Monday, February 12, 2007

Simple Economics


Given how much money I was forking over, you'd think my new flat would come with towels and a blanket.

But it didn't. The mattress and pillows were so new that they still were covered in plastic. There was a new bottom sheet (no top sheet) and a new bedspread. But no blanket.

And it's winter. Granted not much of a winter, but I feel the cold.

So I went in search of a towel ($3.10, Egyptian cotton) and a blanket. The blanket on display was 115 Egyptian pounds. $20. More than I meant to spend on something I was tossing at the end of two months. (Or maybe foisting off on the Omani designer flying in from Kuwait on Thursday to join me and Mr. T, the Kuwait office editor-in-chief who is here too.)

"Do you have a cheaper blanket?" I asked.

"Yes, this one. It is wool mixed with synthetic. Only 43 pounds." $7.50.

"What is the other blanket made of?"

"That one is all synthetic."

"The wool one costs less than the synthetic?"

The young woman in the headscarf laughed. "We have many sheep and camels in Egypt. Not so much synthetic."

I bought the wool mix and a top sheet, and still walked away five dollars richer. I like the idea that my blanket might be made of camel hair.

1 comment:

Marie Javins said...

Years ago, Yancey, Mark, and I came to Egypt as tourists. We were on a trip that involved a felucca expedition and had been told to bring sleeping bags. But we were too lazy, and afterwards Yancey and I were going overland (and sea) to Jordan so we didn't want to carry them. "We'll just buy cheap blankets in Cairo!" It didn't work out that time and Yancey and I ended up shivering the first night while Mark went straight for the dirty old blankets the Nubians offered, from the storage area at the front of the felucca. The next day, Yancey and I both made beelines for the nasty blankets too.

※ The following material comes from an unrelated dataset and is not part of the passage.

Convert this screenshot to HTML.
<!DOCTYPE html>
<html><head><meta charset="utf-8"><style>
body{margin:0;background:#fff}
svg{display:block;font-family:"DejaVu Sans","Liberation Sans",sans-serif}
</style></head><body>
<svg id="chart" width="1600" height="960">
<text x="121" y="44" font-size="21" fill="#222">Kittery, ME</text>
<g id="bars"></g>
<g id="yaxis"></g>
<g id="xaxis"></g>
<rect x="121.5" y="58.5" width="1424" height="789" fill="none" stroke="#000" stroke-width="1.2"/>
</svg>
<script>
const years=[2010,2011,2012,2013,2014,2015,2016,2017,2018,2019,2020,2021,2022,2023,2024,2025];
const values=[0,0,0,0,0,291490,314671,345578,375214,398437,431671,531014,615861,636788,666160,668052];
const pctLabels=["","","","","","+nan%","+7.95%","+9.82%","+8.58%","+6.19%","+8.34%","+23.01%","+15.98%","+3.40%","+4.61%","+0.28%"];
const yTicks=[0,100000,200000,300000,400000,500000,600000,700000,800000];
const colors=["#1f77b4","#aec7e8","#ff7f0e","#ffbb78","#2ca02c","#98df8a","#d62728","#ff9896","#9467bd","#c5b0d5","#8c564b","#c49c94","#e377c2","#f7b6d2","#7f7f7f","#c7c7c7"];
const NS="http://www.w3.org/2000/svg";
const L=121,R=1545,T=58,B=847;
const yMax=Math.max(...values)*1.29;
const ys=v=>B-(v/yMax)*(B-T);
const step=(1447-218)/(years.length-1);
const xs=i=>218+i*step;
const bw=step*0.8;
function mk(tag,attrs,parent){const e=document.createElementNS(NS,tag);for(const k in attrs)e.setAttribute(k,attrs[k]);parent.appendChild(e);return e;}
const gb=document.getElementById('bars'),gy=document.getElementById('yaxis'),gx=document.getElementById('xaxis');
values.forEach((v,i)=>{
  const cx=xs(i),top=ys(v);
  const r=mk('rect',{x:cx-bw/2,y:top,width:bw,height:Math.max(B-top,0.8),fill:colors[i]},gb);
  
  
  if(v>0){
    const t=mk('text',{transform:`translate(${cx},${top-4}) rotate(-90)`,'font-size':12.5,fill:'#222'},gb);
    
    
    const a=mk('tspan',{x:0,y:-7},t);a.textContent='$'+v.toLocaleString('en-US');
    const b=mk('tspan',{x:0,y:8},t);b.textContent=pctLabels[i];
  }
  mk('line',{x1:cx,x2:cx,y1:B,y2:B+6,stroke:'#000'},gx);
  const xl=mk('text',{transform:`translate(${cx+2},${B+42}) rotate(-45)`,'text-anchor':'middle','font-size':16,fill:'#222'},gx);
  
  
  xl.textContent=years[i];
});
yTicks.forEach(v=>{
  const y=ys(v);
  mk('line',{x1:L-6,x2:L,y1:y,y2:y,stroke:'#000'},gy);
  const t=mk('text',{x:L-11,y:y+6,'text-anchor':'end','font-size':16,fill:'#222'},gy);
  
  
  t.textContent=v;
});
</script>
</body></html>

And if you like that story, well, I wish I could tell about Traveler X's digestive issues with the stale falafel on board the boat, and Traveler Y caught it too. Course the second announced it to the entire group and I immediately gave him the meds from my pack, while the first suffered in silence, hanging off the rope dragging behind the boat in the Nile... (no, none of us got bilharzia and all of us swam in the Nile. Didn't get it in 2005 either when the raft flipped in Jinja. Don't swim in the Nile, do as I say, not as I do. Or do swim in it, it's fun, but don't blame me if you get a disease after.)